59. It is not disputed that this memorandum concerned the monies advanced to the defendants by way of Facility 2.

60. In his replying affidavit, Mr. O'Driscoll avers that the first defendant raised the same arguments and relied on the same documents as are now being relied on in the within proceeding in his defence of the possession proceedings which were before Binchy J. in March 2015. Mr. O'Driscoll states: -

      "Mr. Justice Binchy held such documents did not constitute, or evidence, an agreement on the part of AIB to provide development funding to the Defendants as claimed. I beg to refer to the pleadings and proceedings in the Possession Proceedings when produced. The Defendants did not appeal the decision of Mr. Justice Binchy. I am advised that in the circumstances the Defendants are precluded from seeking to make such claims in the within proceedings."
61. Insofar as the first defendant made reference to the Waterford Road property, Mr. O'Driscoll avers: -
      "None of the facilities at issue in the within proceedings relate to the property at Waterford Road.

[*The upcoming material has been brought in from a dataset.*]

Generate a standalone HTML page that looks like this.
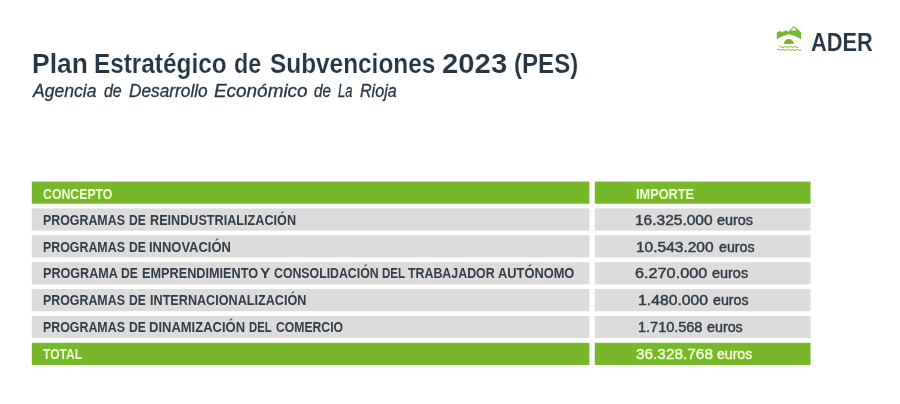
<!DOCTYPE html>
<html lang="es">
<head>
<meta charset="utf-8">
<title>Plan Estratégico de Subvenciones 2023 (PES)</title>
<style>
html,body{margin:0;padding:0;background:#fff;}
body{width:900px;height:404px;position:relative;overflow:hidden;font-family:"Liberation Sans",sans-serif;}
.t{position:absolute;white-space:nowrap;transform-origin:0 0;display:block;}
.b{font-weight:bold;}
.i{font-style:italic;-webkit-text-stroke:0.3px #263645;}
.m{-webkit-text-stroke:0.45px currentColor;}
.bars{position:absolute;left:0;top:0;}
.logo{position:absolute;left:776px;top:24px;}
</style>
</head>
<body>
<h1 style="margin:0;font-size:inherit;font-weight:inherit"><span class="t b" style="left:31.87px;top:49px;font-size:27px;line-height:30px;color:#263645;-webkit-text-stroke:0.15px #fff;transform:scaleX(0.9798)">Plan</span> <span class="t b" style="left:94.31px;top:49px;font-size:27px;line-height:30px;color:#263645;-webkit-text-stroke:0.15px #fff;transform:scaleX(0.9013)">Estratégico</span> <span class="t b" style="left:234.01px;top:49px;font-size:27px;line-height:30px;color:#263645;-webkit-text-stroke:0.15px #fff;transform:scaleX(0.8610)">de</span> <span class="t b" style="left:269.75px;top:49px;font-size:27px;line-height:30px;color:#263645;-webkit-text-stroke:0.15px #fff;transform:scaleX(0.9030)">Subvenciones</span> <span class="t b" style="left:442.20px;top:49px;font-size:27px;line-height:30px;color:#263645;-webkit-text-stroke:0.15px #fff;transform:scaleX(1.0854)">2023</span> <span class="t b" style="left:514.40px;top:49px;font-size:27px;line-height:30px;color:#263645;-webkit-text-stroke:0.15px #fff;transform:scaleX(0.8919)">(PES)</span></h1>
<p style="margin:0"><span class="t i" style="left:32.64px;top:80px;font-size:18.5px;line-height:21px;color:#263645;transform:scaleX(0.9506)">Agencia</span> <span class="t i" style="left:104.13px;top:80px;font-size:18.5px;line-height:21px;color:#263645;transform:scaleX(0.8619)">de</span> <span class="t i" style="left:128.77px;top:80px;font-size:18.5px;line-height:21px;color:#263645;transform:scaleX(0.9337)">Desarrollo</span> <span class="t i" style="left:213.66px;top:80px;font-size:18.5px;line-height:21px;color:#263645;transform:scaleX(1.0223)">Económico</span> <span class="t i" style="left:313.85px;top:80px;font-size:18.5px;line-height:21px;color:#263645;transform:scaleX(0.8266)">de</span> <span class="t i" style="left:337.90px;top:80px;font-size:18.5px;line-height:21px;color:#263645;transform:scaleX(0.7005)">La</span> <span class="t i" style="left:360.08px;top:80px;font-size:18.5px;line-height:21px;color:#263645;transform:scaleX(0.8700)">Rioja</span></p>
<svg class="logo" width="27" height="28" viewBox="0 0 27 28">
<path d="M0.8 8.7 L2 7.6 L2.8 8.1 L3.7 6.6 L4.6 7.7 L5.4 7.3 L6.3 8.5 L7.4 7.2 L8.2 7.6 L9.1 5.9 L10 7.1 L10.9 6.8 L12.4 7.8 L17.9 2 L20.6 4.5 L22.4 5.7 L25.1 8.6 L25.1 15.2 Q19 11.2 12.8 10.2 Q6.6 11.2 0.8 15.2 Z" fill="#76b82a"/>
<path d="M17.9 3.2 L20.8 6.7 L19.4 6.1 L18.3 7.3 L17.2 6.1 L16.1 7 L15.2 6.3 Z" fill="#fff"/>
<path d="M7.9 19.9 A4.9 4.9 0 0 1 17.7 19.9 Z" fill="#76b82a"/>
<path d="M3.2 23 q1.2 -1.1 2.4 0 t2.4 0 t2.4 0 t2.4 0 t2.4 0 t2.4 0 t2.4 0 t2.4 0" fill="none" stroke="#76b82a" stroke-width="1"/>
<path d="M1 25.9 q1.2 -1.1 2.4 0 t2.4 0 t2.4 0 t2.4 0 t2.4 0 t2.4 0 t2.4 0 t2.4 0 t2.4 0 t2.4 0" fill="none" stroke="#76b82a" stroke-width="1"/>
</svg>
<span class="t b" style="left:810.70px;top:27px;font-size:26px;line-height:30px;color:#263645;-webkit-text-stroke:0.15px #fff;transform:scaleX(0.8386)">ADER</span>
<svg class="bars" width="900" height="404" viewBox="0 0 900 404">
<rect x="31.8" y="181.55" width="557.6" height="22.2" fill="#76b82a"/><rect x="594.8" y="181.55" width="215.7" height="22.2" fill="#76b82a"/>
<rect x="31.8" y="208.42" width="557.6" height="22.2" fill="#dcdcdc"/><rect x="594.8" y="208.42" width="215.7" height="22.2" fill="#dcdcdc"/>
<rect x="31.8" y="235.29" width="557.6" height="22.2" fill="#dcdcdc"/><rect x="594.8" y="235.29" width="215.7" height="22.2" fill="#dcdcdc"/>
<rect x="31.8" y="262.16" width="557.6" height="22.2" fill="#dcdcdc"/><rect x="594.8" y="262.16" width="215.7" height="22.2" fill="#dcdcdc"/>
<rect x="31.8" y="289.03" width="557.6" height="22.2" fill="#dcdcdc"/><rect x="594.8" y="289.03" width="215.7" height="22.2" fill="#dcdcdc"/>
<rect x="31.8" y="315.90" width="557.6" height="22.2" fill="#dcdcdc"/><rect x="594.8" y="315.90" width="215.7" height="22.2" fill="#dcdcdc"/>
<rect x="31.8" y="342.77" width="557.6" height="22.2" fill="#76b82a"/><rect x="594.8" y="342.77" width="215.7" height="22.2" fill="#76b82a"/>
</svg>
<div class="table">
<div class="row"><div><span class="t b" style="left:43.32px;top:185px;font-size:15px;line-height:17px;color:#f2ffd6;transform:scaleX(0.8193)">CONCEPTO</span></div> <div><span class="t b" style="left:635.60px;top:185px;font-size:15px;line-height:17px;color:#f2ffd6;transform:scaleX(0.8506)">IMPORTE</span></div></div>
<div class="row"><div><span class="t b" style="left:43.13px;top:212px;font-size:14px;line-height:16px;color:#313d4a;transform:scaleX(0.8848)">PROGRAMAS</span> <span class="t b" style="left:129.04px;top:212px;font-size:14px;line-height:16px;color:#313d4a;transform:scaleX(0.8677)">DE</span> <span class="t b" style="left:149.51px;top:212px;font-size:14px;line-height:16px;color:#313d4a;transform:scaleX(0.9026)">REINDUSTRIALIZACIÓN</span></div> <div><span class="t m" style="left:635.28px;top:212px;font-size:14px;line-height:16px;color:#313d4a;transform:scaleX(1.1067)">16.325.000</span> <span class="t m" style="left:717.48px;top:212px;font-size:14px;line-height:16px;color:#313d4a;transform:scaleX(1.0287)">euros</span></div></div>
<div class="row"><div><span class="t b" style="left:43.13px;top:239px;font-size:14px;line-height:16px;color:#313d4a;transform:scaleX(0.8848)">PROGRAMAS</span> <span class="t b" style="left:129.04px;top:239px;font-size:14px;line-height:16px;color:#313d4a;transform:scaleX(0.8677)">DE</span> <span class="t b" style="left:149.49px;top:239px;font-size:14px;line-height:16px;color:#313d4a;transform:scaleX(0.9258)">INNOVACIÓN</span></div> <div><span class="t m" style="left:636.18px;top:239px;font-size:14px;line-height:16px;color:#313d4a;transform:scaleX(1.1067)">10.543.200</span> <span class="t m" style="left:718.68px;top:239px;font-size:14px;line-height:16px;color:#313d4a;transform:scaleX(1.0143)">euros</span></div></div>
<div class="row"><div><span class="t b" style="left:43.11px;top:265px;font-size:14px;line-height:16px;color:#313d4a;transform:scaleX(0.9002)">PROGRAMA</span> <span class="t b" style="left:121.24px;top:265px;font-size:14px;line-height:16px;color:#313d4a;transform:scaleX(0.8677)">DE</span> <span class="t b" style="left:142.01px;top:265px;font-size:14px;line-height:16px;color:#313d4a;transform:scaleX(0.9067)">EMPRENDIMIENTO</span> <span class="t b" style="left:259.56px;top:265px;font-size:14px;line-height:16px;color:#313d4a;transform:scaleX(1.1143)">Y</span> <span class="t b" style="left:274.02px;top:265px;font-size:14px;line-height:16px;color:#313d4a;transform:scaleX(0.8790)">CONSOLIDACIÓN</span> <span class="t b" style="left:382.38px;top:265px;font-size:14px;line-height:16px;color:#313d4a;transform:scaleX(0.8257)">DEL</span> <span class="t b" style="left:407.60px;top:265px;font-size:14px;line-height:16px;color:#313d4a;transform:scaleX(0.8840)">TRABAJADOR</span> <span class="t b" style="left:498.20px;top:265px;font-size:14px;line-height:16px;color:#313d4a;transform:scaleX(0.9176)">AUTÓNOMO</span></div> <div><span class="t m" style="left:635.20px;top:265px;font-size:14px;line-height:16px;color:#313d4a;transform:scaleX(1.1597)">6.270.000</span> <span class="t m" style="left:712.08px;top:265px;font-size:14px;line-height:16px;color:#313d4a;transform:scaleX(1.0316)">euros</span></div></div>
<div class="row"><div><span class="t b" style="left:43.13px;top:292px;font-size:14px;line-height:16px;color:#313d4a;transform:scaleX(0.8848)">PROGRAMAS</span> <span class="t b" style="left:129.04px;top:292px;font-size:14px;line-height:16px;color:#313d4a;transform:scaleX(0.8677)">DE</span> <span class="t b" style="left:149.51px;top:292px;font-size:14px;line-height:16px;color:#313d4a;transform:scaleX(0.9019)">INTERNACIONALIZACIÓN</span></div> <div><span class="t m" style="left:638.27px;top:292px;font-size:14px;line-height:16px;color:#313d4a;transform:scaleX(1.1248)">1.480.000</span> <span class="t m" style="left:713.38px;top:292px;font-size:14px;line-height:16px;color:#313d4a;transform:scaleX(1.0143)">euros</span></div></div>
<div class="row"><div><span class="t b" style="left:43.13px;top:319px;font-size:14px;line-height:16px;color:#313d4a;transform:scaleX(0.8848)">PROGRAMAS</span> <span class="t b" style="left:129.04px;top:319px;font-size:14px;line-height:16px;color:#313d4a;transform:scaleX(0.8677)">DE</span> <span class="t b" style="left:149.49px;top:319px;font-size:14px;line-height:16px;color:#313d4a;transform:scaleX(0.9288)">DINAMIZACIÓN</span> <span class="t b" style="left:249.29px;top:319px;font-size:14px;line-height:16px;color:#313d4a;transform:scaleX(0.8071)">DEL</span> <span class="t b" style="left:276.02px;top:319px;font-size:14px;line-height:16px;color:#313d4a;transform:scaleX(0.8704)">COMERCIO</span></div> <div><span class="t m" style="left:638.33px;top:319px;font-size:14px;line-height:16px;color:#313d4a;transform:scaleX(1.0342)">1.710.568</span> <span class="t m" style="left:707.08px;top:319px;font-size:14px;line-height:16px;color:#313d4a;transform:scaleX(1.0200)">euros</span></div></div>
<div class="row"><div><span class="t b" style="left:43.20px;top:345px;font-size:15px;line-height:17px;color:#f2ffd6;transform:scaleX(0.8024)">TOTAL</span></div> <div><span class="t m" style="left:635.75px;top:345px;font-size:15px;line-height:17px;color:#f2ffd6;transform:scaleX(1.0248)">36.328.768</span> <span class="t m" style="left:716.87px;top:345px;font-size:15px;line-height:17px;color:#f2ffd6;transform:scaleX(0.9394)">euros</span></div></div>
</div>
</body>
</html>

The property at Waterford Road was purchased by [the first defendant] (one third share), Mr. Thomas Butler (one third share), Mr. Patrick Ryan (one sixth share) and Ms. Geraldine Ryan (one sixth share). AIB provided the funding to purchase the Waterford Road property. AIB did not provide any development funding, nor did it agree to do so. The borrowers on that facility defaulted on same and it formed part of the Possession Proceedings. It does not form part of the within proceedings and therefore bears no relevance whatsoever. It was notable that in the Possession Proceedings none of the other three borrowers to the Waterford Road facility made any claim that AIB agreed to provide development funding."
62. In his second replying affidavit, the first defendant takes issue with Mr. O'Driscoll, stating-
      "Mr. O'Driscoll furthermore seeks to rely on the fact that the other three Defendants in the previous proceedings did not seek to contest the Plaintiffs' claim to bolster the Plaintiff's position . . . I say and believe that the Plaintiff agreed that it would not pursue those Defendants in the context of the within proceedings on the understanding that they would not contest the Possession proceedings. Accordingly I say that little or no weight should be attached to their choice not to defend the Possession proceedings and furthermore that the Plaintiff should not be permitted to imply that such failure suggests that your deponent and the Second Named Defendant herein have no defence to the within proceedings."
63. In his third replying affidavit, the first defendant states: -
      "I say and am advised that the Plaintiff is clearly seeking to conflate the decision of Mr. Justice Binchy with the outcome of the within proceedings. I have maintained at all times that there are a number of factual issues in dispute between the parties, which I was not in a position to properly deal with in the context of the Possession Proceedings in the absence of a plenary hearing.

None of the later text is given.